-- INSTRUCTIONS TO FOLLOW --
Produce a verbatim copy of the entries listed below.

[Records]
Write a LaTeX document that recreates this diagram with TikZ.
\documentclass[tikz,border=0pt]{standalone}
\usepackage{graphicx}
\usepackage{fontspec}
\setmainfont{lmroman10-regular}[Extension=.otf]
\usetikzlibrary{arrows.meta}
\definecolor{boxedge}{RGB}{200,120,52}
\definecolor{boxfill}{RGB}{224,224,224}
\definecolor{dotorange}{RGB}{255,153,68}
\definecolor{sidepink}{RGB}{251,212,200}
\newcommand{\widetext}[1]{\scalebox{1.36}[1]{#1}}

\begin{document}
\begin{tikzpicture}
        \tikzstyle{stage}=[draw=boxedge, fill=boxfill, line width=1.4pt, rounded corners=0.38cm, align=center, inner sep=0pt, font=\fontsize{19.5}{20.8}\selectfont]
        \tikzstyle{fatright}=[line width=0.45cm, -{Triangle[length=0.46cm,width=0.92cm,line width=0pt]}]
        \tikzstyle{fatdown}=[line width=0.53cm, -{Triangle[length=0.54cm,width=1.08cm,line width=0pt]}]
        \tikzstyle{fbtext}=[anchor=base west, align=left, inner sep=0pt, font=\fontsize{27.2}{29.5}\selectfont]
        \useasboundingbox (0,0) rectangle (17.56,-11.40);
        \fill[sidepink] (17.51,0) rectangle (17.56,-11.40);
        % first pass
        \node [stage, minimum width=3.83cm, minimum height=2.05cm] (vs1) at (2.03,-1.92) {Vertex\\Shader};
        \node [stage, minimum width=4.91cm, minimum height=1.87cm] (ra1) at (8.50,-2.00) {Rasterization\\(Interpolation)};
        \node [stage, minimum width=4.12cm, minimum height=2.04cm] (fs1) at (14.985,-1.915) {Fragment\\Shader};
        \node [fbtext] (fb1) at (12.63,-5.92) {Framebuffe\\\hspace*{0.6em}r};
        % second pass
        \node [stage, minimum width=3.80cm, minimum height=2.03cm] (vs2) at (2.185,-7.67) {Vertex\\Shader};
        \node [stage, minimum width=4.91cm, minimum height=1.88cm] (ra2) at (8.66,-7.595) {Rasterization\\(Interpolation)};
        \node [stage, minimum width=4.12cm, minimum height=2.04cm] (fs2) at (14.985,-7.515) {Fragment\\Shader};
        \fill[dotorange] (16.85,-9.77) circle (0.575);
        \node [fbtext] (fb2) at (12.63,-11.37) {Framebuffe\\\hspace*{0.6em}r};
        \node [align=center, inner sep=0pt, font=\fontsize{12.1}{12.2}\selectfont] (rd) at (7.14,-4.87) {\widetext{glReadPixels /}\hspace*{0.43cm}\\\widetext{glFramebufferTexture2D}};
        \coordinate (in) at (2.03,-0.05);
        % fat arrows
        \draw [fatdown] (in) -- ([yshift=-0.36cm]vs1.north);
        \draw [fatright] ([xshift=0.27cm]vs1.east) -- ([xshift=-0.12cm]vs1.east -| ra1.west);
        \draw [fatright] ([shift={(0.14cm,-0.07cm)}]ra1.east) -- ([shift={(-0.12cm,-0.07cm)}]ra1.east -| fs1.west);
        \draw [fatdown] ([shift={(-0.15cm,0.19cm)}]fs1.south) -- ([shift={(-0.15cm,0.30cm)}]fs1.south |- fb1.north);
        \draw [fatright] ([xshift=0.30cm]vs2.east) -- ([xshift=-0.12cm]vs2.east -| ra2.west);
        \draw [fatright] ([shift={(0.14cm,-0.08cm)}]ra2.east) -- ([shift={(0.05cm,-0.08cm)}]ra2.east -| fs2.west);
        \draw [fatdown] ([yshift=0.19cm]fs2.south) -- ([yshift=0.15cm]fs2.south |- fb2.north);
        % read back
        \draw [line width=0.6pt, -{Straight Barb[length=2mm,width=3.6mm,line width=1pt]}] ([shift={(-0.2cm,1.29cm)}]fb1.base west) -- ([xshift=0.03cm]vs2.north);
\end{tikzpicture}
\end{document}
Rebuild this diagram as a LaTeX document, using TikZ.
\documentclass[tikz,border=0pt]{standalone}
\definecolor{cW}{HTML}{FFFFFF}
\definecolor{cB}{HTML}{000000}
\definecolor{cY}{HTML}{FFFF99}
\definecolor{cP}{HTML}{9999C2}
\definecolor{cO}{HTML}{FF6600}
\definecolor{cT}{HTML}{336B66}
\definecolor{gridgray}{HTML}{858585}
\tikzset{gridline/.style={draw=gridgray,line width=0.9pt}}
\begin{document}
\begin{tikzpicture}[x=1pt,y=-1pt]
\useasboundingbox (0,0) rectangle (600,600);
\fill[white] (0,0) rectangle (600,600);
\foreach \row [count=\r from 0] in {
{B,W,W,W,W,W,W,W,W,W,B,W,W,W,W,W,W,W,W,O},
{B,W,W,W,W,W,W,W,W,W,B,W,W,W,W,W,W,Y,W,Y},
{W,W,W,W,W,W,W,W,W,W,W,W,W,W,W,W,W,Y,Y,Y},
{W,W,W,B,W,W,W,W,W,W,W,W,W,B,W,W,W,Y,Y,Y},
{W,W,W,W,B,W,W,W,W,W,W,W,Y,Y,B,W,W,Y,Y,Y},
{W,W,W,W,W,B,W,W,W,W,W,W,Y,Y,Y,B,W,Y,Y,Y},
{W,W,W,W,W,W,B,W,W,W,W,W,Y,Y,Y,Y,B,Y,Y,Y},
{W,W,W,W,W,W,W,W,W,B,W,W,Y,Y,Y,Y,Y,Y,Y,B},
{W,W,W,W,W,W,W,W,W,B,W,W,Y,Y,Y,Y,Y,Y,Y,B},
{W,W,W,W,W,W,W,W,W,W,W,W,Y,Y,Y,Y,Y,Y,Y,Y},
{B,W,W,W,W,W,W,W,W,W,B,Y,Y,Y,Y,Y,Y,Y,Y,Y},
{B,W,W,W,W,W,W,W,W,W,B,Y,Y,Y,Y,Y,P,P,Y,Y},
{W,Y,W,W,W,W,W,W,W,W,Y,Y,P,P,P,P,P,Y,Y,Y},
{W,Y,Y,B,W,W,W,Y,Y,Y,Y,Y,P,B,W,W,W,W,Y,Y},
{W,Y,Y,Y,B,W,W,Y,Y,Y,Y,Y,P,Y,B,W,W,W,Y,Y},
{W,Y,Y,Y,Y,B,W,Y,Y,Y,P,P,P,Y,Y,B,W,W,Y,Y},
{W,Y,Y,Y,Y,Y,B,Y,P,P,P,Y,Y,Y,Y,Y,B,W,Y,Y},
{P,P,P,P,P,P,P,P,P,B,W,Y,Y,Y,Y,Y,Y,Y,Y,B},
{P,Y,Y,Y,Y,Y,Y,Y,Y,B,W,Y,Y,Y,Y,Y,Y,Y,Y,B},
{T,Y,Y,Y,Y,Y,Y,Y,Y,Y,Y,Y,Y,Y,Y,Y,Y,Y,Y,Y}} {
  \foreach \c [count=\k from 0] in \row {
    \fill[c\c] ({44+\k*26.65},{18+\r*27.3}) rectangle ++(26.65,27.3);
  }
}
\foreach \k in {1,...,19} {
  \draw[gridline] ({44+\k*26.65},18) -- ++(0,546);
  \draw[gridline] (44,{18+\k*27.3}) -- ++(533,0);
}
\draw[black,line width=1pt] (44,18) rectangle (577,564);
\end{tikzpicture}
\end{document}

-- RESPONSE --
Write a LaTeX document that recreates this diagram with TikZ.
\documentclass[tikz,border=0pt]{standalone}
\usepackage{graphicx}
\usepackage{fontspec}
\setmainfont{lmroman10-regular}[Extension=.otf]
\usetikzlibrary{arrows.meta}
\definecolor{boxedge}{RGB}{200,120,52}
\definecolor{boxfill}{RGB}{224,224,224}
\definecolor{dotorange}{RGB}{255,153,68}
\definecolor{sidepink}{RGB}{251,212,200}
\newcommand{\widetext}[1]{\scalebox{1.36}[1]{#1}}

\begin{document}
\begin{tikzpicture}
        \tikzstyle{stage}=[draw=boxedge, fill=boxfill, line width=1.4pt, rounded corners=0.38cm, align=center, inner sep=0pt, font=\fontsize{19.5}{20.8}\selectfont]
        \tikzstyle{fatright}=[line width=0.45cm, -{Triangle[length=0.46cm,width=0.92cm,line width=0pt]}]
        \tikzstyle{fatdown}=[line width=0.53cm, -{Triangle[length=0.54cm,width=1.08cm,line width=0pt]}]
        \tikzstyle{fbtext}=[anchor=base west, align=left, inner sep=0pt, font=\fontsize{27.2}{29.5}\selectfont]
        \useasboundingbox (0,0) rectangle (17.56,-11.40);
        \fill[sidepink] (17.51,0) rectangle (17.56,-11.40);
        % first pass
        \node [stage, minimum width=3.83cm, minimum height=2.05cm] (vs1) at (2.03,-1.92) {Vertex\\Shader};
        \node [stage, minimum width=4.91cm, minimum height=1.87cm] (ra1) at (8.50,-2.00) {Rasterization\\(Interpolation)};
        \node [stage, minimum width=4.12cm, minimum height=2.04cm] (fs1) at (14.985,-1.915) {Fragment\\Shader};
        \node [fbtext] (fb1) at (12.63,-5.92) {Framebuffe\\\hspace*{0.6em}r};
        % second pass
        \node [stage, minimum width=3.80cm, minimum height=2.03cm] (vs2) at (2.185,-7.67) {Vertex\\Shader};
        \node [stage, minimum width=4.91cm, minimum height=1.88cm] (ra2) at (8.66,-7.595) {Rasterization\\(Interpolation)};
        \node [stage, minimum width=4.12cm, minimum height=2.04cm] (fs2) at (14.985,-7.515) {Fragment\\Shader};
        \fill[dotorange] (16.85,-9.77) circle (0.575);
        \node [fbtext] (fb2) at (12.63,-11.37) {Framebuffe\\\hspace*{0.6em}r};
        \node [align=center, inner sep=0pt, font=\fontsize{12.1}{12.2}\selectfont] (rd) at (7.14,-4.87) {\widetext{glReadPixels /}\hspace*{0.43cm}\\\widetext{glFramebufferTexture2D}};
        \coordinate (in) at (2.03,-0.05);
        % fat arrows
        \draw [fatdown] (in) -- ([yshift=-0.36cm]vs1.north);
        \draw [fatright] ([xshift=0.27cm]vs1.east) -- ([xshift=-0.12cm]vs1.east -| ra1.west);
        \draw [fatright] ([shift={(0.14cm,-0.07cm)}]ra1.east) -- ([shift={(-0.12cm,-0.07cm)}]ra1.east -| fs1.west);
        \draw [fatdown] ([shift={(-0.15cm,0.19cm)}]fs1.south) -- ([shift={(-0.15cm,0.30cm)}]fs1.south |- fb1.north);
        \draw [fatright] ([xshift=0.30cm]vs2.east) -- ([xshift=-0.12cm]vs2.east -| ra2.west);
        \draw [fatright] ([shift={(0.14cm,-0.08cm)}]ra2.east) -- ([shift={(0.05cm,-0.08cm)}]ra2.east -| fs2.west);
        \draw [fatdown] ([yshift=0.19cm]fs2.south) -- ([yshift=0.15cm]fs2.south |- fb2.north);
        % read back
        \draw [line width=0.6pt, -{Straight Barb[length=2mm,width=3.6mm,line width=1pt]}] ([shift={(-0.2cm,1.29cm)}]fb1.base west) -- ([xshift=0.03cm]vs2.north);
\end{tikzpicture}
\end{document}
Rebuild this diagram as a LaTeX document, using TikZ.
\documentclass[tikz,border=0pt]{standalone}
\definecolor{cW}{HTML}{FFFFFF}
\definecolor{cB}{HTML}{000000}
\definecolor{cY}{HTML}{FFFF99}
\definecolor{cP}{HTML}{9999C2}
\definecolor{cO}{HTML}{FF6600}
\definecolor{cT}{HTML}{336B66}
\definecolor{gridgray}{HTML}{858585}
\tikzset{gridline/.style={draw=gridgray,line width=0.9pt}}
\begin{document}
\begin{tikzpicture}[x=1pt,y=-1pt]
\useasboundingbox (0,0) rectangle (600,600);
\fill[white] (0,0) rectangle (600,600);
\foreach \row [count=\r from 0] in {
{B,W,W,W,W,W,W,W,W,W,B,W,W,W,W,W,W,W,W,O},
{B,W,W,W,W,W,W,W,W,W,B,W,W,W,W,W,W,Y,W,Y},
{W,W,W,W,W,W,W,W,W,W,W,W,W,W,W,W,W,Y,Y,Y},
{W,W,W,B,W,W,W,W,W,W,W,W,W,B,W,W,W,Y,Y,Y},
{W,W,W,W,B,W,W,W,W,W,W,W,Y,Y,B,W,W,Y,Y,Y},
{W,W,W,W,W,B,W,W,W,W,W,W,Y,Y,Y,B,W,Y,Y,Y},
{W,W,W,W,W,W,B,W,W,W,W,W,Y,Y,Y,Y,B,Y,Y,Y},
{W,W,W,W,W,W,W,W,W,B,W,W,Y,Y,Y,Y,Y,Y,Y,B},
{W,W,W,W,W,W,W,W,W,B,W,W,Y,Y,Y,Y,Y,Y,Y,B},
{W,W,W,W,W,W,W,W,W,W,W,W,Y,Y,Y,Y,Y,Y,Y,Y},
{B,W,W,W,W,W,W,W,W,W,B,Y,Y,Y,Y,Y,Y,Y,Y,Y},
{B,W,W,W,W,W,W,W,W,W,B,Y,Y,Y,Y,Y,P,P,Y,Y},
{W,Y,W,W,W,W,W,W,W,W,Y,Y,P,P,P,P,P,Y,Y,Y},
{W,Y,Y,B,W,W,W,Y,Y,Y,Y,Y,P,B,W,W,W,W,Y,Y},
{W,Y,Y,Y,B,W,W,Y,Y,Y,Y,Y,P,Y,B,W,W,W,Y,Y},
{W,Y,Y,Y,Y,B,W,Y,Y,Y,P,P,P,Y,Y,B,W,W,Y,Y},
{W,Y,Y,Y,Y,Y,B,Y,P,P,P,Y,Y,Y,Y,Y,B,W,Y,Y},
{P,P,P,P,P,P,P,P,P,B,W,Y,Y,Y,Y,Y,Y,Y,Y,B},
{P,Y,Y,Y,Y,Y,Y,Y,Y,B,W,Y,Y,Y,Y,Y,Y,Y,Y,B},
{T,Y,Y,Y,Y,Y,Y,Y,Y,Y,Y,Y,Y,Y,Y,Y,Y,Y,Y,Y}} {
  \foreach \c [count=\k from 0] in \row {
    \fill[c\c] ({44+\k*26.65},{18+\r*27.3}) rectangle ++(26.65,27.3);
  }
}
\foreach \k in {1,...,19} {
  \draw[gridline] ({44+\k*26.65},18) -- ++(0,546);
  \draw[gridline] (44,{18+\k*27.3}) -- ++(533,0);
}
\draw[black,line width=1pt] (44,18) rectangle (577,564);
\end{tikzpicture}
\end{document}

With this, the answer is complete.